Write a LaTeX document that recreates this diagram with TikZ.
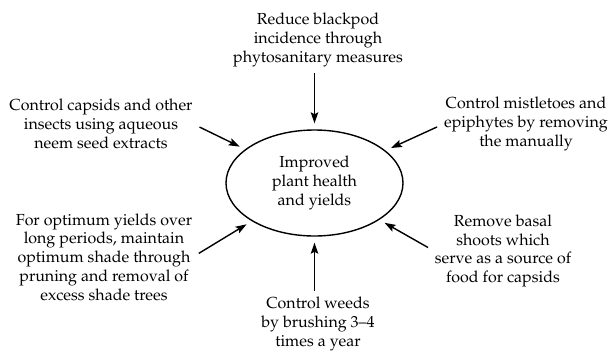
\documentclass[tikz,border=0pt]{standalone}
\usepackage[T1]{fontenc}
\usepackage{mathpazo}
\usetikzlibrary{arrows.meta,shapes.geometric}
\newcommand\XC{314.5}
\newcommand\XL{101}
\newcommand\XR{526}
\newcommand\XBL{104}
\newcommand\XBR{503}
\newcommand\YT{40}
\newcommand\YU{124}
\newcommand\YE{183}
\newcommand\YBL{257}
\newcommand\YBR{251}
\newcommand\YB{324}

\begin{document}
\begin{tikzpicture}
  [x=1pt, y=-1pt, line width=1.4pt,
   every node/.style = {font=\fontsize{16}{18.7}\selectfont},
   goal/.style = {
     draw, ellipse, inner sep=0pt, align=center,
     minimum width=177pt, minimum height=106pt
   },
   measure/.style = {
     align=center, inner sep=0pt
   },
   arrow/.style = {
     -{Stealth[length=11pt,width=7.5pt,inset=2pt]}, shorten >=6pt
   }]
  \useasboundingbox (0,0) rectangle (608,351);

  % Centre
  \node[goal] at (\XC, \YE) (goal) {Improved\\plant health\\and yields};

  % Measures round the centre
  \node[measure] at (318, \YT) (blackpod) {Reduce blackpod\\incidence through\\phytosanitary measures};
  \node[measure] at (\XL, \YU) (capsids) {Control capsids and other\\insects using aqueous\\neem seed extracts};
  \node[measure] at (\XR, \YU) (mistletoe) {Control mistletoes and\\epiphytes by removing\\the manually};
  \node[measure] at (\XBL, \YBL) (shade) {For optimum yields over\\long periods, maintain\\optimum shade through\\pruning and removal of\\excess shade trees};
  \node[measure] at (\XBR, \YBR) (shoots) {Remove basal\\shoots which\\serve as a source of\\food for capsids};
  \node[measure] at (318, \YB) (weeds) {Control weeds\\by brushing 3--4\\times a year};

  % Arrows into the centre
  \draw[arrow, shorten <=6pt] (blackpod.south -| goal) -- (goal);
  \draw[arrow, shorten <=7pt] (capsids.east) -- (goal);
  \draw[arrow, shorten <=7pt] (mistletoe.west) -- (goal);
  \draw[arrow, shorten <=7pt] (shade.east) -- (goal);
  \draw[arrow, shorten <=7pt] (shoots.west) -- (goal);
  \draw[arrow, shorten <=6pt] (weeds.north -| goal) -- (goal);

\end{tikzpicture}
\end{document}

• Challenge
Reproduce the material word for word, minus the images.

• Output below
Write a LaTeX document that recreates this diagram with TikZ.
\documentclass[tikz,border=0pt]{standalone}
\usepackage[T1]{fontenc}
\usepackage{mathpazo}
\usetikzlibrary{arrows.meta,shapes.geometric}
\newcommand\XC{314.5}
\newcommand\XL{101}
\newcommand\XR{526}
\newcommand\XBL{104}
\newcommand\XBR{503}
\newcommand\YT{40}
\newcommand\YU{124}
\newcommand\YE{183}
\newcommand\YBL{257}
\newcommand\YBR{251}
\newcommand\YB{324}

\begin{document}
\begin{tikzpicture}
  [x=1pt, y=-1pt, line width=1.4pt,
   every node/.style = {font=\fontsize{16}{18.7}\selectfont},
   goal/.style = {
     draw, ellipse, inner sep=0pt, align=center,
     minimum width=177pt, minimum height=106pt
   },
   measure/.style = {
     align=center, inner sep=0pt
   },
   arrow/.style = {
     -{Stealth[length=11pt,width=7.5pt,inset=2pt]}, shorten >=6pt
   }]
  \useasboundingbox (0,0) rectangle (608,351);

  % Centre
  \node[goal] at (\XC, \YE) (goal) {Improved\\plant health\\and yields};

  % Measures round the centre
  \node[measure] at (318, \YT) (blackpod) {Reduce blackpod\\incidence through\\phytosanitary measures};
  \node[measure] at (\XL, \YU) (capsids) {Control capsids and other\\insects using aqueous\\neem seed extracts};
  \node[measure] at (\XR, \YU) (mistletoe) {Control mistletoes and\\epiphytes by removing\\the manually};
  \node[measure] at (\XBL, \YBL) (shade) {For optimum yields over\\long periods, maintain\\optimum shade through\\pruning and removal of\\excess shade trees};
  \node[measure] at (\XBR, \YBR) (shoots) {Remove basal\\shoots which\\serve as a source of\\food for capsids};
  \node[measure] at (318, \YB) (weeds) {Control weeds\\by brushing 3--4\\times a year};

  % Arrows into the centre
  \draw[arrow, shorten <=6pt] (blackpod.south -| goal) -- (goal);
  \draw[arrow, shorten <=7pt] (capsids.east) -- (goal);
  \draw[arrow, shorten <=7pt] (mistletoe.west) -- (goal);
  \draw[arrow, shorten <=7pt] (shade.east) -- (goal);
  \draw[arrow, shorten <=7pt] (shoots.west) -- (goal);
  \draw[arrow, shorten <=6pt] (weeds.north -| goal) -- (goal);

\end{tikzpicture}
\end{document}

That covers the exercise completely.